表と裏。2つの顔を持つ原巨人流の補強
故障者や主力打者の不振に悩まされながらも、4月23日時点で首位にいる巨人。開幕早々に正捕手失格の烙印を押された小林の起用法や、先日入団発表を行ったフランシスコの獲得などからは、原巨人のしたたかな戦略が見える。
2015/04/24
阿部の故障でめぐってきたチャンスを小林はつかむ
災い転じて福となせるのは、名将に必要な条件の一つだろう。
巨人・原監督が捕手に再コンバートした阿部慎之助が、17日の阪神戦で左太もも裏を肉離れ。開幕直後の危機に頼った大黒柱が、まさかの長期離脱を余儀なくされた。

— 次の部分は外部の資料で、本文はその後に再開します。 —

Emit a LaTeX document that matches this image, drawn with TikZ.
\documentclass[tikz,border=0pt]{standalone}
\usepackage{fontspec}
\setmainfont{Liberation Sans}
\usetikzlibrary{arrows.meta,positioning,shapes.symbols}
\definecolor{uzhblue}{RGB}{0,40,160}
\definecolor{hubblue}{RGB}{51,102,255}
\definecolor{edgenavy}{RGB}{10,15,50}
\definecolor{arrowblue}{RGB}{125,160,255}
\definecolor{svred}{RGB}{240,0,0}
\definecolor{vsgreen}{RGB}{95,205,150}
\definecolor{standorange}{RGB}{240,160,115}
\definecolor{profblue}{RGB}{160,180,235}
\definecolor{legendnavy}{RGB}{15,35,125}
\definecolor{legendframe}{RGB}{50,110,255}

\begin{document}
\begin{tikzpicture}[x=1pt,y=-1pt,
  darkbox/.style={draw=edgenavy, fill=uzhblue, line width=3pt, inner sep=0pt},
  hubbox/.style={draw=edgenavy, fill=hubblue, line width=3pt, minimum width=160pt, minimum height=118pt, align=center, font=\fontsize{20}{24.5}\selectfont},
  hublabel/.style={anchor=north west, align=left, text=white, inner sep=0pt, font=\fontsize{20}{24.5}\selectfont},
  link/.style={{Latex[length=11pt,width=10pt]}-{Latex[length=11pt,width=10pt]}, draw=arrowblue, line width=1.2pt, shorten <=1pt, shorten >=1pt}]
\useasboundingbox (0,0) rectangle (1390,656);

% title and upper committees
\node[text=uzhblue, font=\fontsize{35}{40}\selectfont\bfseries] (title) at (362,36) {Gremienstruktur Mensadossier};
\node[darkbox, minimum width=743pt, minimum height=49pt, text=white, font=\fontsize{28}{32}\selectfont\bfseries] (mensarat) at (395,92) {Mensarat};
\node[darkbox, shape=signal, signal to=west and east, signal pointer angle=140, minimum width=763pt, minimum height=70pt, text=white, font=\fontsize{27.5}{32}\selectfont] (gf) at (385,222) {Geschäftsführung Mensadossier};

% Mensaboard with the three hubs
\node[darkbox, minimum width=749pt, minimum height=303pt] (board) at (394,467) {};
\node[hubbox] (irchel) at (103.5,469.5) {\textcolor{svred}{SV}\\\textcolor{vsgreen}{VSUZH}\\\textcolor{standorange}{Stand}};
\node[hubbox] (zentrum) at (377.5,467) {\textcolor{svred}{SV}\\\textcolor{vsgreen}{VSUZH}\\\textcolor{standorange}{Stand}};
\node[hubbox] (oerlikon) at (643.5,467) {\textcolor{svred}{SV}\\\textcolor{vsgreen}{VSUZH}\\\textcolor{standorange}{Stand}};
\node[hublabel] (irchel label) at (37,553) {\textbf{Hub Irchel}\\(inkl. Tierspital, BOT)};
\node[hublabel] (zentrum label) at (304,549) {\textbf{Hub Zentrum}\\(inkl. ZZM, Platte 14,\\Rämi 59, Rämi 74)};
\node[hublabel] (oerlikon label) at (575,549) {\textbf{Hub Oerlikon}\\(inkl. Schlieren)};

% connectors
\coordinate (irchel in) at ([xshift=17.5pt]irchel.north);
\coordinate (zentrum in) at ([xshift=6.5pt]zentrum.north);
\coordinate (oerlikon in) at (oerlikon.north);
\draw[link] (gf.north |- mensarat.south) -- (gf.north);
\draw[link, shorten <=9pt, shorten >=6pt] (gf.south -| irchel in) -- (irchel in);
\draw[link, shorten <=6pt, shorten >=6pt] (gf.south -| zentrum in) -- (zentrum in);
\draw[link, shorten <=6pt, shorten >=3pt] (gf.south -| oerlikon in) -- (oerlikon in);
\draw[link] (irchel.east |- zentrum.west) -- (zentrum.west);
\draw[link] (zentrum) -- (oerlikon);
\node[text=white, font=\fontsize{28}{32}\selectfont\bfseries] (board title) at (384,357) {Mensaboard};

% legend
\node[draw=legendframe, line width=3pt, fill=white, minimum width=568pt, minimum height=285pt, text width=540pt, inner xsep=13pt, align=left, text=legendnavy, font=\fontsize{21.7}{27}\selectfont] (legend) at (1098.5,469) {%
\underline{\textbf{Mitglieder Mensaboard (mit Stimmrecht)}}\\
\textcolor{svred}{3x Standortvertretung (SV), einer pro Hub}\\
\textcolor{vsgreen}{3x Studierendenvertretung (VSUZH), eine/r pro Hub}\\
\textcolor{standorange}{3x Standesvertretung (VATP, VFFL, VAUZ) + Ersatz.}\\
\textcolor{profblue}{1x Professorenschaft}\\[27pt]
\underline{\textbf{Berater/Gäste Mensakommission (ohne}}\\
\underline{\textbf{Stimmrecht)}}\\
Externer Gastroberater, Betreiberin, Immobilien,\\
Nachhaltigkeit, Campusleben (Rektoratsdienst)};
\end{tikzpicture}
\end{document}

このピンチで再び脚光を浴びることになったのが、2年目捕手の小林誠司だった。
この試合では1回に阿部の代走で出場し、そのままマスクを被り出場。19日にはスタメンスマスクを18日ぶりに任され、延長11回に決勝打となる2点適時打を放った。22日の広島戦は菅野、沢村を零封リレーに好リード。捕手を務めた3試合で、チームを3連勝に導いてみせた。
阿部の再コンバート以降、原監督はいつ小林を捕手に戻すのかに、注目してきた。実際、阿部が負傷した17日まで、ほとんど出場機会はなかった。途中からでもマスクを被らせたのはその前日16日のただ1試合だけ。開幕から6試合で正捕手失格の烙印を押した25歳に、そこまではチャンスの芽さえ与えなかった。
22日の試合後、原監督は「いいリードをした。非常に落ち着いていた。彼の中で自信というか、エネルギーに変わっているなと感じる」とコメントしたという。一定の評価を与えたわけだ。
前回阿部のコンバートの裏で、見方を変えればこれも原監督流の小林への指導法であり、愛の鞭なのではないか、と記した。阿部の長期離脱がなければ、再びチャンスを与えるのがいつになったのかはわからないが、その時は来た。そして、小林もその時への準備を怠らず、結果で応えてみせた。
現在は実松一成との併用が続くが、結果を残し続ける限り、小林のマスクが増えていくはず。次なる分岐点は阿部、そして相川亮二が故障から復帰したところで、原監督がどんなタクトを振るうのか。限られた期間内で結果を積まなければならず、小林への手綱は決して緩まることはない。